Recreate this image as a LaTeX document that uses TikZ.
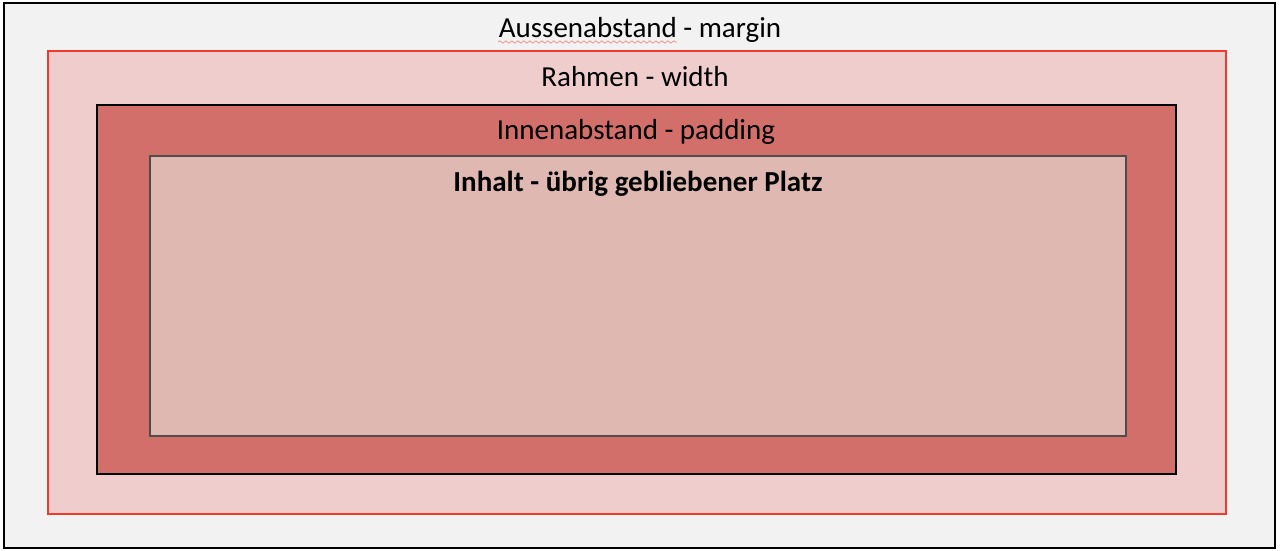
\documentclass[tikz,border=0pt]{standalone}
\usepackage{fontspec}
\setmainfont{Carlito}
\usetikzlibrary{positioning,decorations.pathmorphing}
\definecolor{margingray}{HTML}{F2F2F2}
\definecolor{borderpink}{HTML}{EFCDCD}
\definecolor{borderred}{HTML}{EE3B2C}
\definecolor{paddingred}{HTML}{D36F6B}
\definecolor{contentrose}{HTML}{DFB8B1}
\definecolor{contentline}{HTML}{4D4D4D}
\tikzset{
	layer/.style={
		rectangle,
		line width=1pt,
		inner sep=0pt,
	},
	caption/.style={
		font=\fontsize{14.5}{17}\selectfont,
		inner sep=0pt,
	},
	squiggle/.style={
		decorate,
		decoration={snake,amplitude=0.6pt,segment length=3pt},
		draw=borderred!55,
		line width=0.4pt,
	}
}
\begin{document}
\begin{tikzpicture}[x=0.5pt,y=-0.5pt]

\useasboundingbox (0,0) rectangle (1280,551);

\node[layer,draw=black,fill=margingray,minimum width=635.5pt,minimum height=272.5pt] (margin) at (639.5,275.5) {};
\node[layer,draw=borderred,fill=borderpink,minimum width=589pt,minimum height=231.5pt] (border) at (637,282.5) {};
\node[layer,draw=black,fill=paddingred,minimum width=539.5pt,minimum height=184.5pt] (padding) at (636.5,289.5) {};
\node[layer,draw=contentline,fill=contentrose,minimum width=488pt,minimum height=140pt] (content) at (638,296) {};

\node[caption] (marginlabel) at (640,30) {Aussenabstand - margin};
\node[caption] (borderlabel) at (635,77) {Rahmen - width};
\node[caption] (paddinglabel) at (636,132) {Innenabstand - padding};
\node[caption,font=\fontsize{14.5}{17}\selectfont\bfseries] (contentlabel) at (638,184) {Inhalt - übrig gebliebener Platz};

% spell check mark
\coordinate (sqa) at (498,42);
\coordinate (sqb) at (677,42);
\draw[squiggle] (sqa) -- (sqb);

\end{tikzpicture}
\end{document}
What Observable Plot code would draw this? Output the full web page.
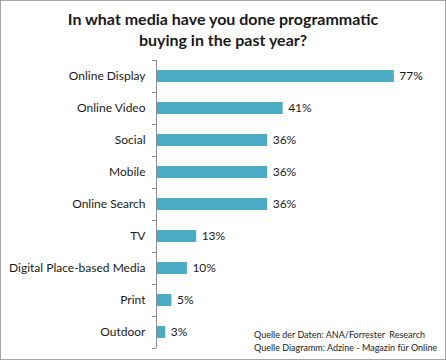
<!DOCTYPE html>
<html>
<head>
<meta charset="utf-8">
<script src="https://cdn.jsdelivr.net/npm/d3@7"></script>
<script src="https://cdn.jsdelivr.net/npm/@observablehq/plot@0.6"></script>
<style>
  body { margin: 0; background: #fff; }
  #wrap { position: relative; width: 446px; height: 360px; border: 1px solid #a6a6a6; box-sizing: border-box; font-family: Lato, "Open Sans", sans-serif; overflow: hidden; }
  #title { position: absolute; top: 7px; left: 0; width: 100%; text-align: center; font-weight: bold; font-size: 16px; line-height: 21px; color: #1a1a1a; }
  #chart { position: absolute; top: 0; left: 0; }
  #caption { position: absolute; left: 253px; top: 328px; font-size: 9px; line-height: 12.5px; color: #222; white-space: nowrap; }
</style>
</head>
<body>
<div id="wrap">
  <div id="chart"></div>
  <div id="title">In what media have you done programmatic<br>buying in the past year?</div>
  <div id="caption">Quelle der Daten: ANA/Forrester&nbsp; Research<br>Quelle Diagramm: Adzine - Magazin für Online</div>
</div>
<script>
const categories = ["Online Display", "Online Video", "Social", "Mobile", "Online Search", "TV", "Digital Place-based Media", "Print", "Outdoor"];
const values = [77, 41, 36, 36, 36, 13, 10, 5, 3];

const data = categories.map((c, i) => ({category: c, value: values[i]}));
const step = (347 - 59) / categories.length;

const chart = Plot.plot({
  width: 444,
  height: 358,
  marginLeft: 155,
  marginRight: 11,
  marginTop: 59,
  marginBottom: 11,
  style: {fontFamily: "Lato, 'Open Sans', sans-serif", fontSize: "12px", color: "#1a1a1a", background: "transparent"},
  x: {domain: [0, 90], axis: null},
  y: {domain: categories, paddingInner: 0.62, paddingOuter: 0.31, axis: null},
  marks: [
    Plot.barX(data, {x: "value", y: "category", fill: "#4bacc6"}),
    Plot.ruleX([0], {stroke: "#8c8c8c"}),
    Plot.ruleY(data, {y: "category", x1: -1.3, x2: 0, stroke: "#8c8c8c", dy: -step / 2}),
    Plot.ruleY(data.slice(-1), {y: "category", x1: -1.3, x2: 0, stroke: "#8c8c8c", dy: step / 2}),
    Plot.axisY({tickSize: 0, tickPadding: 11, fontSize: 12, fill: "#1a1a1a", label: null}),
    Plot.text(data, {x: "value", y: "category", text: d => d.value + "%", dx: 5, textAnchor: "start", fontSize: 12, fill: "#1a1a1a"})
  ]
});
document.getElementById("chart").appendChild(chart);
</script>
</body>
</html>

******************************

> [Exercise task] Extract exactly the lines running from the line containing "What Observable Plot" to the line containing "13, 10, 5, 3];", with both end lines included and all pictures left out.

> [Task output]
What Observable Plot code would draw this? Output the full web page.
<!DOCTYPE html>
<html>
<head>
<meta charset="utf-8">
<script src="https://cdn.jsdelivr.net/npm/d3@7"></script>
<script src="https://cdn.jsdelivr.net/npm/@observablehq/plot@0.6"></script>
<style>
  body { margin: 0; background: #fff; }
  #wrap { position: relative; width: 446px; height: 360px; border: 1px solid #a6a6a6; box-sizing: border-box; font-family: Lato, "Open Sans", sans-serif; overflow: hidden; }
  #title { position: absolute; top: 7px; left: 0; width: 100%; text-align: center; font-weight: bold; font-size: 16px; line-height: 21px; color: #1a1a1a; }
  #chart { position: absolute; top: 0; left: 0; }
  #caption { position: absolute; left: 253px; top: 328px; font-size: 9px; line-height: 12.5px; color: #222; white-space: nowrap; }
</style>
</head>
<body>
<div id="wrap">
  <div id="chart"></div>
  <div id="title">In what media have you done programmatic<br>buying in the past year?</div>
  <div id="caption">Quelle der Daten: ANA/Forrester&nbsp; Research<br>Quelle Diagramm: Adzine - Magazin für Online</div>
</div>
<script>
const categories = ["Online Display", "Online Video", "Social", "Mobile", "Online Search", "TV", "Digital Place-based Media", "Print", "Outdoor"];
const values = [77, 41, 36, 36, 36, 13, 10, 5, 3];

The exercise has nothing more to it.